I guess the HTTP 403
issue might be connected with Istio Authorization or Authentication mesh configurations, assuming that you've successfully injected Envoy sidecar into the particular Pod or widely across related namespaces.
The logs inspection might be most issue explainable task, confirming that Envoy's Access Logs are already enabled, you can look through relevant istio-proxy
sidecar and istio-ingressgateway
Pod logs; whereas you can fetch Envoy proxy response flags and traffic path workflow:
$ kubectl logs -l app=httpbin -c istio-proxy
[2019-03-06T09:31:27.360Z] "GET /status/418 HTTP/1.1" 418 - "-" 0 135
5 2 "-" "curl/7.60.0" "d209e46f-9ed5-9b61-bbdd-43e22662702a"

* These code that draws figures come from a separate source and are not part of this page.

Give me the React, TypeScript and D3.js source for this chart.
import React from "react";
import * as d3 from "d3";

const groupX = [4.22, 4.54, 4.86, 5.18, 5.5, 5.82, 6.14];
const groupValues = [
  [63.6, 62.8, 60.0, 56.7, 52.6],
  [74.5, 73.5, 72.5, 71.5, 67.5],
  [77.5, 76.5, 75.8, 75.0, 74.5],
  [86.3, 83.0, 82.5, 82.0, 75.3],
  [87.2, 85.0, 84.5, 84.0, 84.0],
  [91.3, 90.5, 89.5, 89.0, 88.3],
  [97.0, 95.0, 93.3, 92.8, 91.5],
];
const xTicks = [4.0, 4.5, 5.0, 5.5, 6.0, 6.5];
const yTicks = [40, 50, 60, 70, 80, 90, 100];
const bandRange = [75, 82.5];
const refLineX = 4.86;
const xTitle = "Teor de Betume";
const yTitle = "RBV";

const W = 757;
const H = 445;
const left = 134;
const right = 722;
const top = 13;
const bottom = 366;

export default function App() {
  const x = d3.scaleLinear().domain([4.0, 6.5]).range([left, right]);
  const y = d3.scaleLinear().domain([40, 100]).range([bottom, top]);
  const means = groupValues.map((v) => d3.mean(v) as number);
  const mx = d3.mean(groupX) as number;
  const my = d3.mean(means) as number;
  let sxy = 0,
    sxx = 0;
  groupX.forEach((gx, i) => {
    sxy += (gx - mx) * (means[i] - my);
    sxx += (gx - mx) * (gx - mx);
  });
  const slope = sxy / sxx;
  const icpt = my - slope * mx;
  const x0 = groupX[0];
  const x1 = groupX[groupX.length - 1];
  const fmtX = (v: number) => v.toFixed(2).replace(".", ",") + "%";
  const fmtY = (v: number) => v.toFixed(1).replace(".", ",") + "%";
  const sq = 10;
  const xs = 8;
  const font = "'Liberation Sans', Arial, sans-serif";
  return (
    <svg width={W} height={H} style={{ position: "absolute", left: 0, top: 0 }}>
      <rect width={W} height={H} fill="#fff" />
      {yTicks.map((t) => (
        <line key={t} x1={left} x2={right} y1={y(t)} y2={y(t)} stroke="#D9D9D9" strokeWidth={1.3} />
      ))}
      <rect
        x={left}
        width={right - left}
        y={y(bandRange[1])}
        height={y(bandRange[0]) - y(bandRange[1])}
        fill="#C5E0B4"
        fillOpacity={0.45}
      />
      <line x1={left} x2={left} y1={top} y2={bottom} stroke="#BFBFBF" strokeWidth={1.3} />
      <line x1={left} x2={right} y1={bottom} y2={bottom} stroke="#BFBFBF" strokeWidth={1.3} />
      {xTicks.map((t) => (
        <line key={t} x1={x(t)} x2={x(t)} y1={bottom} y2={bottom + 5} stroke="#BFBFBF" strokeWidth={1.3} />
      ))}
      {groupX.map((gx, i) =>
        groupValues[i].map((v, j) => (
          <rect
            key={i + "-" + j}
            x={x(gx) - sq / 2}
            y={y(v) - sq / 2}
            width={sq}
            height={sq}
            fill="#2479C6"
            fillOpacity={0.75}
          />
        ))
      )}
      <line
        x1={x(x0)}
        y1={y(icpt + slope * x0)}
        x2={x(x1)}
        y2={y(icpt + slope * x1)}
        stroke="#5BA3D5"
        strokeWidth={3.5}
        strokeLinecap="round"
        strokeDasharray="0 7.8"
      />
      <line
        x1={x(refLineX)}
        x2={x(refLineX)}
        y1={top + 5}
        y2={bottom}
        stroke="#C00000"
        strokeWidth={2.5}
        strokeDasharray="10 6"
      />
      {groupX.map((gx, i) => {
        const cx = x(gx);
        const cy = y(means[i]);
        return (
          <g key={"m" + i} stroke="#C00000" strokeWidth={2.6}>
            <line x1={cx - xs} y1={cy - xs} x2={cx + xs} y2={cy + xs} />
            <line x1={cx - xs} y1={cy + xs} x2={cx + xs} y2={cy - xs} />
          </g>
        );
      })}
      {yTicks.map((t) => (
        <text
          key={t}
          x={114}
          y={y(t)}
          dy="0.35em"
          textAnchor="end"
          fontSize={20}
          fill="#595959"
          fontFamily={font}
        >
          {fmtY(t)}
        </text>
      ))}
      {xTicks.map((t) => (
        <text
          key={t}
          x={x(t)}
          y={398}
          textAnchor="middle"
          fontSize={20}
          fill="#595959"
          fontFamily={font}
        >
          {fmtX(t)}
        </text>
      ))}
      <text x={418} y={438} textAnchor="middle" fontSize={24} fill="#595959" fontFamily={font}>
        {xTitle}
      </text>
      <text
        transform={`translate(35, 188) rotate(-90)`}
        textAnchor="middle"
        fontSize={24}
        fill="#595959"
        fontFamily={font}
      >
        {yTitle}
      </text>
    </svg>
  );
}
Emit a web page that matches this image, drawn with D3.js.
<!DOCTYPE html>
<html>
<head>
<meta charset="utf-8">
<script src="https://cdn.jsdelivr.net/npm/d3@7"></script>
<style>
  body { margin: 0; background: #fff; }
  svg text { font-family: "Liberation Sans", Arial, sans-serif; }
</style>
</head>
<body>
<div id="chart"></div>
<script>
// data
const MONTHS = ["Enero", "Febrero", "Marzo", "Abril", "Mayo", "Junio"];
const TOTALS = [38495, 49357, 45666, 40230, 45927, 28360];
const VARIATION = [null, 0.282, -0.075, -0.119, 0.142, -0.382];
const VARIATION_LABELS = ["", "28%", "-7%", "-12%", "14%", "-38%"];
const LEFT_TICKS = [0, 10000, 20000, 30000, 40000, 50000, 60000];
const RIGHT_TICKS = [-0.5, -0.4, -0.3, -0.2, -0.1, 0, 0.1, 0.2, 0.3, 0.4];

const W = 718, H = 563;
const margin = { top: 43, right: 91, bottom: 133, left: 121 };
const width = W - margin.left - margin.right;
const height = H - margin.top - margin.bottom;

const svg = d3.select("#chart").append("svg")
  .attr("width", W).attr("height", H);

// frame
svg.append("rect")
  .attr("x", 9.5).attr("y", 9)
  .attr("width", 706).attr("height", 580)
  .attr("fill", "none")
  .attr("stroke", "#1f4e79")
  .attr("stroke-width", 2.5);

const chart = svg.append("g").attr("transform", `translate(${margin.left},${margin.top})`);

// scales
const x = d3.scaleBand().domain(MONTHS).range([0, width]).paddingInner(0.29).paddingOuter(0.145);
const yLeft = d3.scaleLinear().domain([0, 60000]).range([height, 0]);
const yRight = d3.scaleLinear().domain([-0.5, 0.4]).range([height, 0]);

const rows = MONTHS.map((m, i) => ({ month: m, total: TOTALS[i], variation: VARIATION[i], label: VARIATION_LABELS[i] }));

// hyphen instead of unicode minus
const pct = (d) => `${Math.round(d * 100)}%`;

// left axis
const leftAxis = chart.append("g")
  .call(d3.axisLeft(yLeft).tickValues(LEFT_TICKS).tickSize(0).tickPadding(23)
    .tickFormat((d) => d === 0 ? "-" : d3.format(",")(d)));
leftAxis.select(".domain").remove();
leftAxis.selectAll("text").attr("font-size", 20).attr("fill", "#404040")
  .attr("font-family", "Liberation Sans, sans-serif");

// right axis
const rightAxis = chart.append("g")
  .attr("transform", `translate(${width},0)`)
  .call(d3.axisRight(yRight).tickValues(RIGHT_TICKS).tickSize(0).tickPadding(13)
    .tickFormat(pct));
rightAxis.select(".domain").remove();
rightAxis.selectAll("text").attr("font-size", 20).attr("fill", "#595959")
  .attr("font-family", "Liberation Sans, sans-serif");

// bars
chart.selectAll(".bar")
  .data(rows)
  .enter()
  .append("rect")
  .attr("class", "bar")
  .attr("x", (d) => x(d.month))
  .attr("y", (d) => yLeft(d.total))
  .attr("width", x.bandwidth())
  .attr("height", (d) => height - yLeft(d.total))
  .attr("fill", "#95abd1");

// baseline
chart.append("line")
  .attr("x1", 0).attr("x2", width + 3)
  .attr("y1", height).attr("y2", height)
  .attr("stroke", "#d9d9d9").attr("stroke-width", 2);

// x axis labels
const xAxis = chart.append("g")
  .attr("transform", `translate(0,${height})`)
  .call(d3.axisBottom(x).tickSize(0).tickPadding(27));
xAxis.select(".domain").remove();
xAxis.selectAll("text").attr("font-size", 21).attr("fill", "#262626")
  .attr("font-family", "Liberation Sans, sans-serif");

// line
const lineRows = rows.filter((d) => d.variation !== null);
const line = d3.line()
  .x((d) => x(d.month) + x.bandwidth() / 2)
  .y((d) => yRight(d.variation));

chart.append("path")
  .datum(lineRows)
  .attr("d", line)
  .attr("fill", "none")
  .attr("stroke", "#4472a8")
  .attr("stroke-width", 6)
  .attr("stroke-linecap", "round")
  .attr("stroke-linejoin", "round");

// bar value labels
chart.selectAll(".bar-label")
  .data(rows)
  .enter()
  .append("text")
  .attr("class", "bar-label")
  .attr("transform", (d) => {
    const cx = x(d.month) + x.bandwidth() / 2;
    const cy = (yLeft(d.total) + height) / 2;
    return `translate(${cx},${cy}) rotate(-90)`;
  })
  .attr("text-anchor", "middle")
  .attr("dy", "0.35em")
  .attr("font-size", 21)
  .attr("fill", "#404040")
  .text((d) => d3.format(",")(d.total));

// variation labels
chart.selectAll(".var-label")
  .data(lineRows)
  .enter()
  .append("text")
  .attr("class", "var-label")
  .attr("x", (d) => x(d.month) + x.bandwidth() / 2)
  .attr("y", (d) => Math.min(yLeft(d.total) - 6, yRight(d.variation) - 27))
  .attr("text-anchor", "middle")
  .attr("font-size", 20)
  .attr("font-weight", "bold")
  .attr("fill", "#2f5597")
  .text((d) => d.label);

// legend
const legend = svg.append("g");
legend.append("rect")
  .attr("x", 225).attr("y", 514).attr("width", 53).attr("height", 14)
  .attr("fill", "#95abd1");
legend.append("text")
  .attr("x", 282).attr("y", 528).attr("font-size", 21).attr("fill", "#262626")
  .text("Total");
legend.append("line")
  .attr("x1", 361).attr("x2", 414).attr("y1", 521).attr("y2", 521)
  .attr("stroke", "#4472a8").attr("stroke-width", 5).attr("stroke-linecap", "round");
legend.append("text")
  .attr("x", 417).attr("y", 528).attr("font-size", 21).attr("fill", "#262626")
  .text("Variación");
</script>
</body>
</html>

"httpbin:8000" "127.0.0.1:80"
inbound|8000|http|httpbin.default.svc.cluster.local - 172.30.146.73:80
172.30.146.82:38618 outbound_.8000_._.httpbin.default.svc.cluster.local
Check Authentication Policies within a mesh, that can affect sidecars proxy behavior and revise a global mesh policy in terms of mTLS authentication, Permissive mode is enabled by default:
$ kubectl get policies.authentication.istio.io --all-namespaces
$ kubectl get meshpolicy.authentication.istio.io default -oyaml
If you launched Authorization rules within a mesh, verify all the corresponded RBAC policies:
$ kubectl get clusterrbacconfigs.rbac.istio.io --all-namespaces
$ kubectl get authorizationpolicies.rbac.istio.io,rbacconfigs.rbac.istio.io,servicerolebindings.rbac.istio.io,serviceroles.rbac.istio.io --all-namespaces
Find more related information about troubleshooting steps in the official Istio documentation.